There is, in fact, hope to be found in recognizing evil and acknowledging the bleakness of our situation—because then we can more directly address it, then we can more freely surrender to our need for help, then we can more effectively nurture and use the power of good.
Consider for a moment the powerful string of verbs Paul uses in this section of his long letter to the persecuted church in Rome:
Love one another, hold fast, show honor, be zealous, be spirited, be humble. Rejoice, persevere, give, welcome, bless, live in harmony, live in peace, associate with the lowly, be good to your enemies, feed your hungry enemies, give your thirsty enemies something to drink.

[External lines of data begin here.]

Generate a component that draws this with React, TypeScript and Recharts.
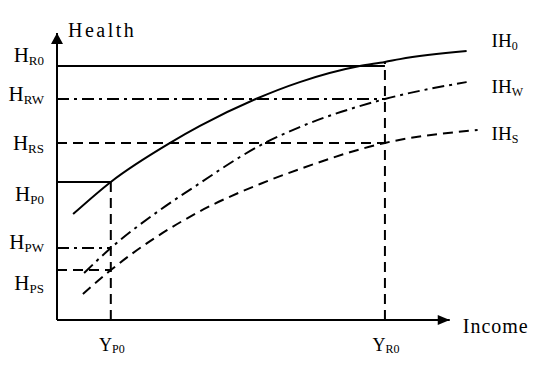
import { ComposedChart, Line, XAxis, YAxis, ReferenceLine, ReferenceDot } from 'recharts'

const FONT = "'Liberation Serif', 'Times New Roman', 'DejaVu Serif', serif"

// income scale 0-110, axis arrow at 100
const yP0 = 13.7
const yR0 = 83.5
const incomeTicks = [yP0, yR0]
const incomeSubs = ['P0', 'R0']

// health scale 0-100
const hR0 = 88.5
const hRW = 77.0
const hRS = 61.7
const hP0 = 48.1
const hPW = 25.1
const hPS = 17.4
const healthTicks = [92.3, 78.6, 61.7, 43.9, 27.2, 12.9]
const healthSubs = ['R0', 'RW', 'RS', 'P0', 'PW', 'PS']

// curves
const ih0Income = [4.1, 13.7, 28.8, 36.4, 50.6, 61.8, 77.1, 83.5, 87.3, 104.3]
const ih0Health = [36.9, 48.1, 61.7, 67.6, 77.0, 82.9, 88.5, 89.9, 90.9, 93.7]
const ihwIncome = [6.9, 13.7, 26.2, 36.4, 46.6, 52.9, 61.8, 83.5, 104.3]
const ihwHealth = [16.4, 25.1, 38.3, 47.7, 56.8, 61.7, 67.2, 77.0, 82.9]
const ihsIncome = [6.6, 13.7, 36.4, 51.7, 61.8, 83.5, 107.1]
const ihsHealth = [9.1, 17.4, 37.9, 47.4, 52.6, 61.7, 66.2]

const toPoints = (xs: number[], ys: number[]) => xs.map((x, i) => ({ x, y: ys[i] }))
const ih0 = toPoints(ih0Income, ih0Health)
const ihw = toPoints(ihwIncome, ihwHealth)
const ihs = toPoints(ihsIncome, ihsHealth)

const DASH_DOT = '12 5 3 5'
const DASHED = '10 6'
const textStyle = { fontFamily: FONT }

const YTick = (props: any) => {
  const { x, y, payload } = props
  const i = healthTicks.indexOf(payload.value)
  return (
    <text x={x} y={y} dy={7} textAnchor="end" style={textStyle} fill="#000">
      <tspan fontSize={21}>H</tspan>
      <tspan fontSize={13} dy={3}>{healthSubs[i]}</tspan>
    </text>
  )
}

const XTick = (props: any) => {
  const { x, y, payload } = props
  const i = incomeTicks.indexOf(payload.value)
  return (
    <text x={x + 1} y={y} dy={31} textAnchor="middle" style={textStyle} fill="#000">
      <tspan fontSize={18}>Y</tspan>
      <tspan fontSize={12} dy={2}>{incomeSubs[i]}</tspan>
    </text>
  )
}

const UpArrow = (props: any) => {
  const { cx, cy } = props
  return (
    <g>
      <path d={`M${cx},${cy} L${cx - 6},${cy + 11} L${cx + 6},${cy + 11} Z`} fill="#000" />
      <text x={cx + 11} y={cy + 4} fontSize={20} letterSpacing={2.5} style={textStyle} fill="#000">
        Health
      </text>
    </g>
  )
}

const RightArrow = (props: any) => {
  const { cx, cy } = props
  return (
    <g>
      <path d={`M${cx},${cy} L${cx - 12},${cy - 5} L${cx - 12},${cy + 5} Z`} fill="#000" />
      <text x={cx + 13} y={cy + 13} fontSize={20} letterSpacing={1} style={textStyle} fill="#000">
        Income
      </text>
    </g>
  )
}

const curveLabel = (sub: string, dx: number, dy: number) => (props: any) => {
  const { cx, cy } = props
  return (
    <text x={cx + dx} y={cy + dy} style={textStyle} fill="#000">
      <tspan fontSize={19}>IH</tspan>
      <tspan fontSize={12} dy={3}>{sub}</tspan>
    </text>
  )
}

export default function App() {
  return (
    <div style={{ position: 'absolute', left: 0, top: 0, width: 550, height: 367, background: '#fff' }}>
      <ComposedChart width={550} height={367} margin={{ top: 33, right: 61, left: 0, bottom: 0 }}>
        <XAxis
          type="number"
          dataKey="x"
          domain={[0, 110]}
          allowDataOverflow
          ticks={incomeTicks}
          interval={0}
          axisLine={false}
          tickLine={false}
          tickSize={0}
          tickMargin={0}
          height={47}
          tick={XTick}
        />
        <YAxis
          type="number"
          dataKey="y"
          domain={[0, 100]}
          allowDataOverflow
          ticks={healthTicks}
          interval={0}
          axisLine={{ stroke: '#000', strokeWidth: 2 }}
          tickLine={false}
          tickSize={0}
          tickMargin={13}
          width={57}
          tick={YTick}
        />
        <ReferenceLine segment={[{ x: 0, y: 0 }, { x: 100, y: 0 }]} stroke="#000" strokeWidth={2} />

        {/* guides */}
        <ReferenceLine segment={[{ x: 0, y: hR0 }, { x: yR0, y: hR0 }]} stroke="#000" strokeWidth={2} />
        <ReferenceLine segment={[{ x: 0, y: hRW }, { x: yR0, y: hRW }]} stroke="#000" strokeWidth={2} strokeDasharray={DASH_DOT} />
        <ReferenceLine segment={[{ x: 0, y: hRS }, { x: yR0, y: hRS }]} stroke="#000" strokeWidth={2} strokeDasharray={DASHED} />
        <ReferenceLine segment={[{ x: 0, y: hP0 }, { x: yP0, y: hP0 }]} stroke="#000" strokeWidth={2} />
        <ReferenceLine segment={[{ x: 0, y: hPW }, { x: yP0, y: hPW }]} stroke="#000" strokeWidth={2} strokeDasharray={DASH_DOT} />
        <ReferenceLine segment={[{ x: 0, y: hPS }, { x: yP0, y: hPS }]} stroke="#000" strokeWidth={2} strokeDasharray={DASHED} />
        <ReferenceLine segment={[{ x: yP0, y: 0 }, { x: yP0, y: hP0 }]} stroke="#000" strokeWidth={2} strokeDasharray={DASHED} />
        <ReferenceLine segment={[{ x: yR0, y: 0 }, { x: yR0, y: 89.9 }]} stroke="#000" strokeWidth={2} strokeDasharray={DASHED} />

        <Line data={ih0} dataKey="y" type="monotone" stroke="#000" strokeWidth={2} dot={false} activeDot={false} isAnimationActive={false} />
        <Line data={ihw} dataKey="y" type="monotone" stroke="#000" strokeWidth={2} strokeDasharray={DASH_DOT} dot={false} activeDot={false} isAnimationActive={false} />
        <Line data={ihs} dataKey="y" type="monotone" stroke="#000" strokeWidth={2} strokeDasharray={DASHED} dot={false} activeDot={false} isAnimationActive={false} />

        <ReferenceDot x={0} y={100} r={1} shape={UpArrow} />
        <ReferenceDot x={100} y={0} r={1} shape={RightArrow} />
        <ReferenceDot x={ih0Income[ih0Income.length - 1]} y={ih0Health[ih0Health.length - 1]} r={1} shape={curveLabel('0', 25, -4)} />
        <ReferenceDot x={ihwIncome[ihwIncome.length - 1]} y={ihwHealth[ihwHealth.length - 1]} r={1} shape={curveLabel('W', 25, 11)} />
        <ReferenceDot x={ihsIncome[ihsIncome.length - 1]} y={ihsHealth[ihsHealth.length - 1]} r={1} shape={curveLabel('S', 14, 10)} />
      </ComposedChart>
    </div>
  )
}
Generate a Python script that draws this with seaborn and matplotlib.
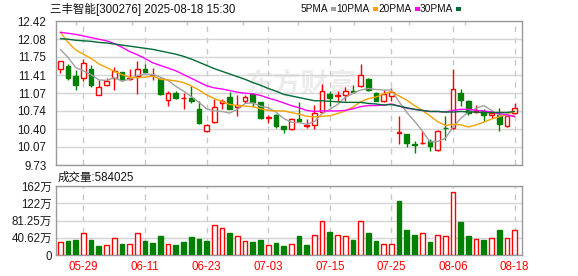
import numpy as np
import pandas as pd
import matplotlib
matplotlib.use("Agg")
import matplotlib.pyplot as plt
import seaborn as sns
from matplotlib.patches import Rectangle

# ---------------- data ----------------
title = "三丰智能[300276] 2025-08-18 15:30"
volume_label = "成交量:584025"
date_labels = ["05-29", "06-11", "06-23", "07-03", "07-15", "07-25", "08-06", "08-18"]
date_index = [3, 11, 19, 27, 35, 43, 51, 59]

opens = [11.53, 11.58, 11.39, 11.36, 11.52, 11.04, 11.22, 11.35, 11.46, 11.34,
         11.39, 11.53, 11.41, 11.33, 10.94, 11.08, 10.98, 10.99, 10.78, 10.37,
         10.53, 10.89, 11.00, 10.81, 10.92, 11.05, 10.90, 10.61, 10.67, 10.45,
         10.40, 10.58, 10.46, 10.48, 10.72, 11.05, 11.02, 11.03, 11.11, 11.20,
         11.33, 11.08, 10.93, 11.02, 10.33, 10.30, 10.12, 10.14, 10.17, 10.01,
         10.43, 10.43, 11.07, 10.92, 10.72, 10.73, 10.66, 10.67, 10.45, 10.70]
highs = [11.68, 11.61, 11.50, 11.71, 11.59, 11.32, 11.36, 11.56, 11.47, 11.53,
         11.67, 11.61, 11.55, 11.36, 11.12, 11.12, 11.08, 11.20, 10.93, 10.50,
         10.97, 10.97, 11.09, 11.03, 11.03, 11.08, 10.91, 10.67, 10.68, 10.46,
         10.61, 10.90, 10.58, 10.86, 11.25, 11.12, 11.11, 11.19, 11.23, 11.61,
         11.36, 11.09, 11.14, 11.16, 10.65, 10.31, 10.17, 10.36, 10.21, 10.39,
         10.65, 11.52, 11.15, 10.94, 10.86, 10.77, 10.73, 10.80, 10.66, 10.88]
lows = [11.44, 11.32, 11.13, 11.30, 11.19, 11.04, 11.21, 11.13, 11.30, 11.32,
        11.06, 11.44, 11.32, 11.03, 10.83, 10.97, 10.77, 10.88, 10.50, 10.35,
        10.52, 10.77, 10.77, 10.64, 10.88, 10.82, 10.58, 10.52, 10.43, 10.33,
        10.39, 10.55, 10.43, 10.40, 10.70, 10.84, 10.93, 10.93, 11.08, 11.19,
        11.11, 10.92, 10.91, 10.92, 10.12, 10.06, 9.96, 10.12, 10.00, 10.00,
        10.19, 10.41, 10.84, 10.67, 10.70, 10.55, 10.61, 10.36, 10.44, 10.69]
closes = [11.67, 11.35, 11.22, 11.63, 11.22, 11.19, 11.29, 11.49, 11.32, 11.36,
          11.53, 11.47, 11.42, 11.05, 11.08, 10.99, 10.99, 10.92, 10.52, 10.47,
          10.82, 10.93, 10.78, 10.85, 11.00, 10.90, 10.61, 10.62, 10.45, 10.40,
          10.58, 10.56, 10.47, 10.71, 11.12, 10.99, 11.03, 11.12, 11.10, 11.42,
          11.14, 10.93, 11.05, 11.10, 10.34, 10.14, 10.10, 10.15, 10.09, 10.37,
          10.42, 11.15, 10.95, 10.70, 10.73, 10.66, 10.71, 10.50, 10.65, 10.80]

ma5 = [11.89, 11.74, 11.55, 11.49, 11.42, 11.32, 11.31, 11.36, 11.30, 11.33,
       11.40, 11.43, 11.42, 11.37, 11.31, 11.20, 11.11, 11.01, 10.90, 10.78,
       10.74, 10.73, 10.70, 10.77, 10.88, 10.89, 10.83, 10.80, 10.72, 10.60,
       10.53, 10.52, 10.49, 10.54, 10.69, 10.77, 10.86, 10.99, 11.07, 11.13,
       11.16, 11.14, 11.13, 11.13, 10.91, 10.71, 10.55, 10.37, 10.16, 10.17,
       10.23, 10.44, 10.60, 10.72, 10.79, 10.84, 10.75, 10.66, 10.65, 10.66]
ma10 = [12.21, 12.02, 11.88, 11.80, 11.72, 11.62, 11.55, 11.48, 11.42, 11.37,
        11.36, 11.37, 11.39, 11.33, 11.32, 11.30, 11.27, 11.21, 11.13, 11.04,
        10.97, 10.92, 10.86, 10.84, 10.83, 10.82, 10.78, 10.75, 10.74, 10.74,
        10.71, 10.68, 10.64, 10.63, 10.64, 10.65, 10.69, 10.74, 10.81, 10.91,
        10.97, 11.00, 11.06, 11.10, 11.02, 10.94, 10.84, 10.75, 10.65, 10.54,
        10.47, 10.49, 10.48, 10.44, 10.48, 10.53, 10.59, 10.63, 10.68, 10.73]
ma20 = [12.21, 12.19, 12.17, 12.14, 12.11, 12.08, 12.05, 12.00, 11.93, 11.85,
        11.79, 11.72, 11.64, 11.59, 11.54, 11.49, 11.42, 11.35, 11.28, 11.21,
        11.17, 11.15, 11.12, 11.09, 11.07, 11.06, 11.03, 10.98, 10.94, 10.89,
        10.84, 10.80, 10.75, 10.73, 10.74, 10.74, 10.74, 10.75, 10.78, 10.82,
        10.84, 10.84, 10.85, 10.87, 10.83, 10.79, 10.77, 10.75, 10.73, 10.73,
        10.72, 10.75, 10.77, 10.77, 10.75, 10.74, 10.72, 10.69, 10.67, 10.63]
ma30 = [12.09, 12.08, 12.06, 12.05, 12.04, 12.02, 12.01, 11.99, 11.97, 11.95,
        11.93, 11.91, 11.89, 11.86, 11.83, 11.80, 11.76, 11.71, 11.65, 11.59,
        11.53, 11.48, 11.43, 11.38, 11.33, 11.27, 11.22, 11.16, 11.11, 11.05,
        11.02, 10.99, 10.96, 10.93, 10.93, 10.92, 10.91, 10.90, 10.90, 10.90,
        10.88, 10.87, 10.85, 10.86, 10.83, 10.80, 10.77, 10.75, 10.73, 10.73,
        10.72, 10.72, 10.73, 10.72, 10.72, 10.71, 10.71, 10.71, 10.71, 10.73]

volume_wan = [30.5, 33.6, 35.0, 51.0, 35.0, 21.0, 23.0, 41.0, 26.0, 27.0,
              51.0, 33.0, 28.0, 44.5, 25.0, 23.0, 30.5, 42.0, 37.5, 33.0,
              69.5, 62.5, 51.5, 44.0, 32.0, 30.5, 35.0, 23.0, 28.0, 21.0,
              27.0, 44.5, 23.5, 48.0, 81.0, 54.0, 48.0, 44.0, 35.0, 79.0,
              51.5, 33.0, 27.0, 27.0, 126.5, 58.5, 47.0, 51.0, 30.5, 46.0,
              44.0, 149.0, 77.0, 44.5, 37.0, 35.0, 39.0, 58.5, 41.0, 58.4]
volume_up = [1, 0, 0, 1, 0, 0, 1, 1, 0, 1,
             1, 0, 0, 0, 1, 0, 0, 0, 0, 0,
             1, 1, 0, 1, 1, 0, 0, 1, 0, 0,
             1, 0, 0, 1, 1, 0, 1, 1, 0, 1,
             0, 0, 1, 1, 0, 0, 0, 1, 0, 1,
             1, 1, 0, 0, 1, 0, 1, 0, 1, 1]

price_ticks = [12.42, 12.08, 11.75, 11.41, 11.07, 10.74, 10.40, 10.07, 9.73]
price_tick_labels = ["12.42", "12.08", "11.75", "11.41", "11.07", "10.74", "10.40", "10.07", "9.73"]
vol_ticks = [0, 40.625, 81.25, 121.875, 162.5]
vol_tick_labels = ["0", "40.62万", "81.25万", "122万", "162万"]
ma_names = ["5PMA", "10PMA", "20PMA", "30PMA"]

# ---------------- style ----------------
RED = "#ff0000"
GREEN = "#008000"
ma_colors = {"5PMA": "#a0a0a0", "10PMA": "#f5a300", "20PMA": "#ff00ff", "30PMA": "#006b36"}
GRID = "#d4d4d4"
BORDER = "#9a9a9a"

sns.set_style("white")
plt.rcParams["font.family"] = ["Liberation Sans", "Noto Sans CJK SC", "DejaVu Sans"]

W, H = 578, 276
fig = plt.figure(figsize=(W / 100, H / 100), dpi=100)
L, R = 56, 522
ax = fig.add_axes([L / W, (H - 165) / H, (R - L) / W, (165 - 21) / H])
axv = fig.add_axes([L / W, (H - 255) / H, (R - L) / W, (255 - 186) / H])

n = len(closes)
x = np.arange(n)
xlim = (-0.56, 59.96)

# ---------------- candles ----------------
o = np.array(opens); c = np.array(closes)
hi = np.array(highs); lo = np.array(lows)
up = c >= o
edge = [RED if u else GREEN for u in up]
face = ["white" if u else GREEN for u in up]
ax.vlines(x, lo, hi, colors=edge, linewidth=1, zorder=2)
body_bottom = np.minimum(o, c)
body_h = np.maximum(np.abs(c - o), 0.006)
ax.bar(x, body_h, bottom=body_bottom, width=0.62, color=face,
       edgecolor=edge, linewidth=1, zorder=3)

# ---------------- moving averages (seaborn) ----------------
ma_df = pd.DataFrame({
    "idx": np.tile(x, 4),
    "value": ma5 + ma10 + ma20 + ma30,
    "ma": np.repeat(ma_names, n),
})
sns.lineplot(data=ma_df, x="idx", y="value", hue="ma", hue_order=ma_names,
             palette=ma_colors, linewidth=1, legend=False, ax=ax, zorder=4)

# watermark
ax.text(0.525, 0.56, "东方财富", transform=ax.transAxes, fontsize=20,
        color="#ececec", ha="center", va="center", zorder=0.5,
        fontweight="bold", family=["Noto Sans CJK SC"])

ax.set_xlim(*xlim)
ax.set_ylim(9.73, 12.42)
ax.set_yticks(price_ticks)
ax.set_yticklabels(price_tick_labels)
ax.set_xticks(date_index)
ax.set_xticklabels([])
ax.set_xlabel(""); ax.set_ylabel("")
ax.grid(axis="y", color=GRID, linewidth=1, zorder=0)
ax.grid(axis="x", color="#c8c8c8", linewidth=1, linestyle=(0, (4, 4)), zorder=0)
ax.set_axisbelow(True)
ax.tick_params(axis="y", length=0, pad=7, labelsize=8.3, labelcolor="#1a1a1a")
ax.tick_params(axis="x", which="major", length=0)
top_marks = 2.04 + 7.21 * np.arange(8)
ax.set_xticks(top_marks, minor=True)
ax.tick_params(axis="x", which="minor", top=True, bottom=False, direction="in",
               length=3, width=1, color="#c8c8c8", labeltop=False, labelbottom=False)

# ---------------- volume ----------------
vol = np.array(volume_wan)
vup = np.array(volume_up, dtype=bool)
vedge = [RED if u else GREEN for u in vup]
vface = ["white" if u else GREEN for u in vup]
axv.bar(x, vol, width=0.62, color=vface, edgecolor=vedge, linewidth=1, zorder=3)
axv.set_xlim(*xlim)
axv.set_ylim(0, 162.5)
axv.set_yticks(vol_ticks)
axv.set_yticklabels(vol_tick_labels)
axv.set_xticks(date_index)
axv.set_xticklabels(date_labels)
axv.grid(axis="y", color=GRID, linewidth=1, zorder=0)
axv.grid(axis="x", color="#c8c8c8", linewidth=1, linestyle=(0, (4, 4)), zorder=0)
axv.set_axisbelow(True)
axv.tick_params(axis="y", length=0, pad=3, labelsize=8.3, labelcolor="#1a1a1a")
axv.tick_params(axis="x", length=0, pad=4, labelsize=8.3, labelcolor=RED)

for a in (ax, axv):
    for s in a.spines.values():
        s.set_visible(True)
        s.set_color(BORDER)
        s.set_linewidth(1)

# ---------------- texts ----------------
fig.text(50 / W, 1 - 9 / H, title, ha="left", va="center", fontsize=8.3, color="#111111")
fig.text(58 / W, 1 - 178 / H, volume_label, ha="left", va="center", fontsize=8.3, color="#111111")

legend_text_end = [328, 370, 412, 453]
for name, xe in zip(ma_names, legend_text_end):
    fig.text(xe / W, 1 - 9 / H, name, ha="right", va="center", fontsize=7.3, color="#111111")
    fig.patches.append(Rectangle(((xe + 3) / W, 1 - 10.5 / H), 5 / W, 3 / H,
                                 transform=fig.transFigure, facecolor=ma_colors[name],
                                 edgecolor="none"))

fig.savefig("out.png", dpi=100)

In the original Greek, all the verb forms are plural. Paul is writing not only about how individuals are to live in the midst of evil, but about our communal ways of living in hard times—how we as the church must live together in the face of hatred, violence, persecution, polarization, different values, and, yes, evil.
Now you may have noticed that there is one verb I left out, and that is hate.
“Hate what is evil,” Paul says.
Hate is the only action in Paul’s list of directives that is actually easy to do—all too easy. And I see it all too often in many protest actions and in our own social media posts. There is a fine line between outrage and hatred, between opposition and demonization, and in these days when disgraceful and dehumanizing behavior has become the norm, that line is easily crossed. Even if we do not become what we hate, our hearts can be eaten up by hateful thoughts; our souls can succumb to the very evil we hate.
As the Rev. Dr. Martin Luther King Jr. said, “Hate cannot drive out hate; only love can do that.”
As we have seen in countless wars and, more recently, and even last night, violence cannot drive out violence; only peace can do that. The only way to peace and justice is peace and justice.
When Paul says “do not be overcome by evil,” he is not talking so much about winners and losers but about what kind of people we will be, what kind of community we will be, how we will get to where we want to go. If we are just as hateful and nasty and cynical as the other side in our struggle for all that is good, evil will triumph in the end.
Where Machiavelli said “the ends justify the means,” Paul says, Jesus says, that the means are theends.
Sure, in the struggle for justice, organizing is essential. In the struggle against evil, giving money is necessary. Standing up for what we believe in is fundamental, and standing together with the oppressed is the engine of change. And loving our neighbors is the second-greatest commandment.
But if we really want to overcome evil, we must hold fast to what is good—and that includes the good in ourselves, and that involves keeping our eyes on the prize. Maybe that means occasionally turning off the never-ending news machine or unplugging from social media. Maybe that means being more reflective and less reactive, more prayerful and less passive.
If we really want to overcome evil, we can’t let it change us. Maybe that means doing what is right whether or not we think it will make a difference. Maybe that means out of love and joy more than duty.
And if we really want to overcome the evil that has overcome our enemies, we have to love them—not in words or feelings, but in what we do, and how we treat them.
Lest you think I don’t know how foolish this sounds, let me remind you: I am the person who, the day after one of our very own was injured in the racial hatred of Charlottesville, stood up in front of more than a thousand angry, heartbroken, hard-nosed, swearing protestors in Northampton and called on us all to love our enemies.
Beloveds, these really are the times that try human souls—so let us not lose our souls in the struggle.
Let us not be overcome by evil, but let us overcome evil with good.